Perseverance is key in life — not just for Foles
“He has traveled a long road: starter and castoff, journeyman and backup,” Associated Press pro football writer Barry Wilner wrote last week, chronicling the unusual path that Philadelphia Eagles quarterback Nick Foles followed to the summit of his sport.
You all know much of the story. It picked up with the mid-December season-ending injury to starting QB Carson Wentz, landing the backup Foles in the driver’s seat for the playoffs and ultimately into the biggest game of his year — and of his life.
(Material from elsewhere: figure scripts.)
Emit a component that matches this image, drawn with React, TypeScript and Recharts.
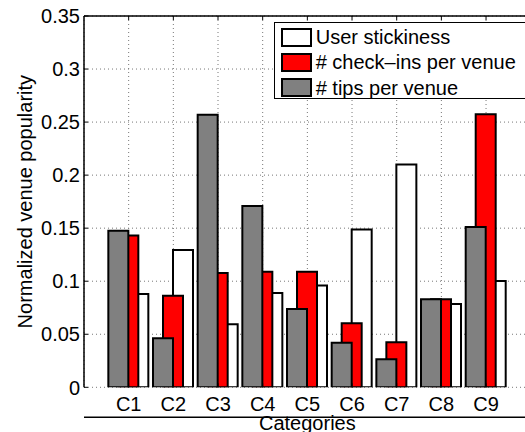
import { BarChart, Bar, XAxis, YAxis, CartesianGrid, Legend } from 'recharts'

const categories = ['C1', 'C2', 'C3', 'C4', 'C5', 'C6', 'C7', 'C8', 'C9']
const stickiness = [0.088, 0.1295, 0.0594, 0.089, 0.0959, 0.1487, 0.21, 0.0786, 0.1003]
const checkins = [0.143, 0.0864, 0.1078, 0.109, 0.109, 0.0604, 0.0425, 0.083, 0.2575]
const tips = [0.1475, 0.0462, 0.2569, 0.171, 0.0739, 0.0421, 0.0264, 0.083, 0.1512]
const yTicks = [0, 0.05, 0.1, 0.15, 0.2, 0.25, 0.3, 0.35]
const yTickLabels = ['0', '0.05', '0.1', '0.15', '0.2', '0.25', '0.3', '0.35']

const legendItems = [
  { name: 'User stickiness', color: '#ffffff' },
  { name: '# check–ins per venue', color: '#ff0000' },
  { name: '# tips per venue', color: '#808080' },
]

const FONT = '"Liberation Sans", Arial, Helvetica, sans-serif'
const W = 531
const H = 432
// plot area: left 84, top 16, bottom 387.3, right 530.7 (axes take 1px each)
const M = { top: 15, left: 83, right: 0.3, bottom: 43.7 }
const PL = 84
const PT = 16
const PB = 387.3
const PAD = 22.33 // half a category step (xlim 0..10)
const SHIFT = 10

const data = categories.map((c, i) => ({
  name: c, stick: stickiness[i], checkins: checkins[i], tips: tips[i],
}))

const YTick = ({ y, payload }: any) => {
  const idx = yTicks.indexOf(payload.value)
  return (
    <g>
      <line x1={PL} x2={PL + 4} y1={y} y2={y} stroke="#000" strokeWidth={1} />
      <text x={PL - 4} y={y + 7.2} textAnchor="end" fontSize={20} fontFamily={FONT} fill="#000">
        {idx >= 0 ? yTickLabels[idx] : payload.value}
      </text>
    </g>
  )
}

const XTick = ({ x, payload }: any) => (
  <g>
    <line x1={x} x2={x} y1={PB} y2={PB - 4} stroke="#000" strokeWidth={1} />
    <text x={x} y={PB + 23.7} textAnchor="middle" fontSize={20} fontFamily={FONT} fill="#000">
      {payload.value}
    </text>
  </g>
)

const TopTick = ({ x }: any) => (
  <line x1={x} x2={x} y1={PT} y2={PT + 4} stroke="#000" strokeWidth={1} />
)

const LegendBox = () => (
  <div style={{
    boxSizing: 'border-box', width: 262, height: 77, border: '1px solid #000',
    background: '#fff', paddingTop: 1.5, fontFamily: FONT, fontSize: 20, color: '#000',
  }}>
    {legendItems.map(it => (
      <div key={it.name} style={{ display: 'flex', alignItems: 'center', height: 25.3 }}>
        <div style={{
          boxSizing: 'border-box', width: 31.5, height: 19, marginLeft: 5.5, marginRight: 3.7,
          border: '2px solid #000', background: it.color,
        }} />
        <span style={{ whiteSpace: 'nowrap', lineHeight: '20px' }}>{it.name}</span>
      </div>
    ))}
  </div>
)

export default function App() {
  return (
    <div style={{ position: 'absolute', left: 0, top: 0, width: 525, height: 432, overflow: 'hidden', background: '#fff' }}>
      <BarChart width={W} height={H} data={data} margin={M}>
        <CartesianGrid xAxisId="r" stroke="#777" strokeDasharray="1 3" strokeWidth={1} />
        <XAxis xAxisId="w" dataKey="name" hide padding={{ left: PAD + SHIFT, right: PAD - SHIFT }} />
        <XAxis xAxisId="g" dataKey="name" hide padding={{ left: PAD - SHIFT, right: PAD + SHIFT }} />
        <XAxis
          xAxisId="r" dataKey="name" height={1} padding={{ left: PAD, right: PAD }}
          axisLine={{ stroke: '#000', strokeWidth: 1.5 }} tickLine={false}
          tickSize={0} tickMargin={0} interval={0} tick={<XTick />}
          label={{
            content: () => (
              <text x={PL + (W - M.right - PL) / 2} y={430} textAnchor="middle" fontSize={20} fontFamily={FONT} fill="#000">
                Categories
              </text>
            ),
          }}
        />
        <XAxis
          xAxisId="top" orientation="top" dataKey="name" height={1} padding={{ left: PAD, right: PAD }}
          axisLine={{ stroke: '#000', strokeWidth: 1.5 }} tickLine={false}
          tickSize={0} tickMargin={0} interval={0} tick={<TopTick />}
        />
        <YAxis
          width={1} domain={[0, 0.35]} ticks={yTicks} interval={0} allowDataOverflow
          axisLine={{ stroke: '#000', strokeWidth: 1.5 }} tickLine={false}
          tickSize={0} tickMargin={4} tick={<YTick />}
          label={{
            content: () => (
              <text
                x={0} y={0} textAnchor="middle" fontSize={20} fontFamily={FONT} fill="#000"
                transform={`translate(32, ${(PT + PB) / 2}) rotate(-90)`}
              >
                Normalized venue popularity
              </text>
            ),
          }}
        />
        <Legend
          layout="vertical" align="center" verticalAlign="middle"
          content={<LegendBox />}
          wrapperStyle={{ left: 274, top: 22, width: 262, height: 77 }}
        />
        <Bar xAxisId="w" dataKey="stick" name="User stickiness" fill="#ffffff" stroke="#000" strokeWidth={2} barSize={20} isAnimationActive={false} />
        <Bar xAxisId="r" dataKey="checkins" name="# check–ins per venue" fill="#ff0000" stroke="#000" strokeWidth={2} barSize={20} isAnimationActive={false} />
        <Bar xAxisId="g" dataKey="tips" name="# tips per venue" fill="#808080" stroke="#000" strokeWidth={2} barSize={20} isAnimationActive={false} />
      </BarChart>
    </div>
  )
}
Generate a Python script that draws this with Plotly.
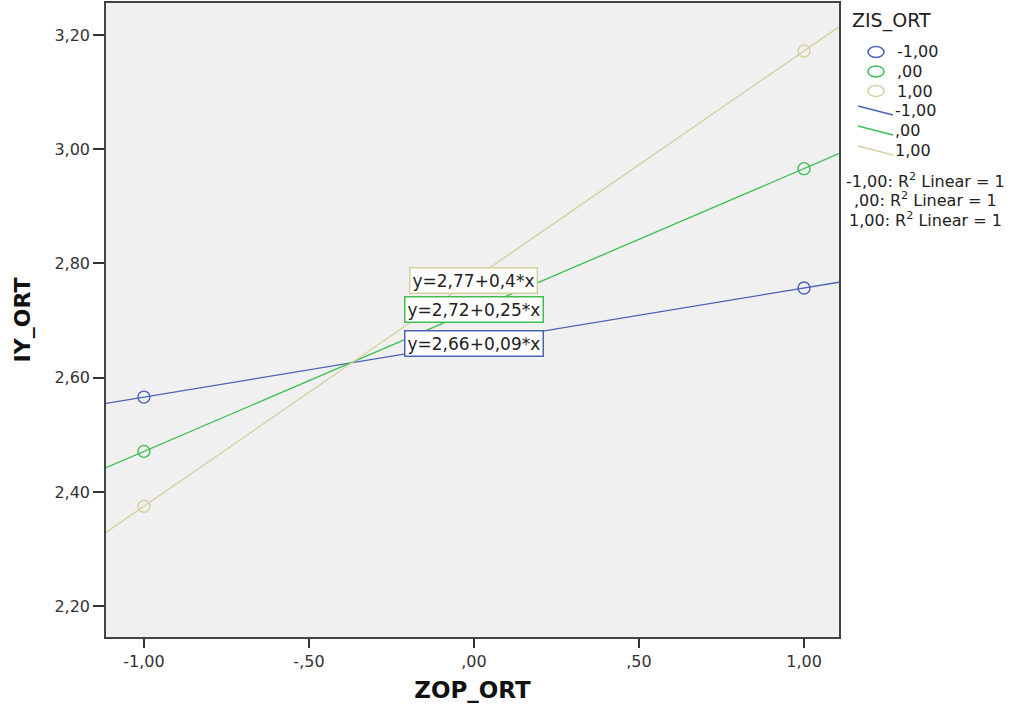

Many football fans were discounting the Eagles. Bookmakers in Vegas had ranked the Eagles as underdogs throughout the playoffs, and now they were 5.5 point underdogs — the largest in the Super Bowl in 10 years — against the seemingly unstoppable New England Patriots.
But as Wilner points out, there was one major underlying theme to the Foles success story: perseverance.
“The big thing is don’t be afraid to fail,” Super Bowl MVP Foles said following his team’s unlikely 41-33 victory last week. “In our society, with (social media) it’s a highlight reel. I think when you have a rough day, you’re feeling you can’t — failure is a part of your life. I wouldn’t be up here if I hadn’t failed a million times.
“You share that. I’m human, not Superman. When you struggle in your life, it’s an opportunity to grow. If there’s something going on in your life, embrace it.”
I read that statement in the Associated Press story moving on the wire Monday, the day after the Eagles had taken home the Vince Lombardi Trophy for the first time ever. And then I re-read it.
Today I’ll share it with my family when they read this column, and I hope you also will enjoy reading it, perhaps more than once, as well.
As I tell my kids, failure is inevitable — whether it’s in sports, in school, in our jobs or in our life.
Often that failure comes from bad decisions. When they occur, they often seem insurmountable. However, often they are not. My son made the mistake this week when he spilled a glass of water on his laptop keyboard. Certainly, that became a crisis when he realized the computer is unsalvageable.
Undoubtedly, that’s an expense and an inconvenience, and what some would call a first-world problem.
Will it really matter a year or more from now? Probably not.
But mistakes made by 130 people who died in Trumbull County last year from accidental drug overdoses? Now that’s unsalvageable. Sadly, that number is up from the 107 that died from accidental drug overdoses the previous year.
Still, the remainder of the 1,254 people who overdosed and were revived and treated at local hospitals, according to statistics as we reported this week, now have a chance to persevere. They have a second chance.
On a brighter side of this chemical dependency crisis, the Trumbull County Mental Health and Recovery Board is reporting that only 21 of those people were revived more than once. Hopefully that means once is enough to teach them they need to get clean.
April Caraway, agency executive director, also was happy to point out last week that in the midst of the drug epidemic, the mental health and recovery board’s annual study of Trumbull County students’ use of alcohol, marijuana and cigarettes shows substance use is on the decline by kids. There is a steady decline of use by all ages.
To me, that implies the educational effort is working and our kids are receiving the message of the dangers that come with chemical use.
Foles’ words last week also should send a message, about not giving up when we’re down.
Of course, we aren’t all professional athletes being paid millions of dollars to persevere, but isn’t Foles’ statement one that we all can benefit from not just in sports, but in life?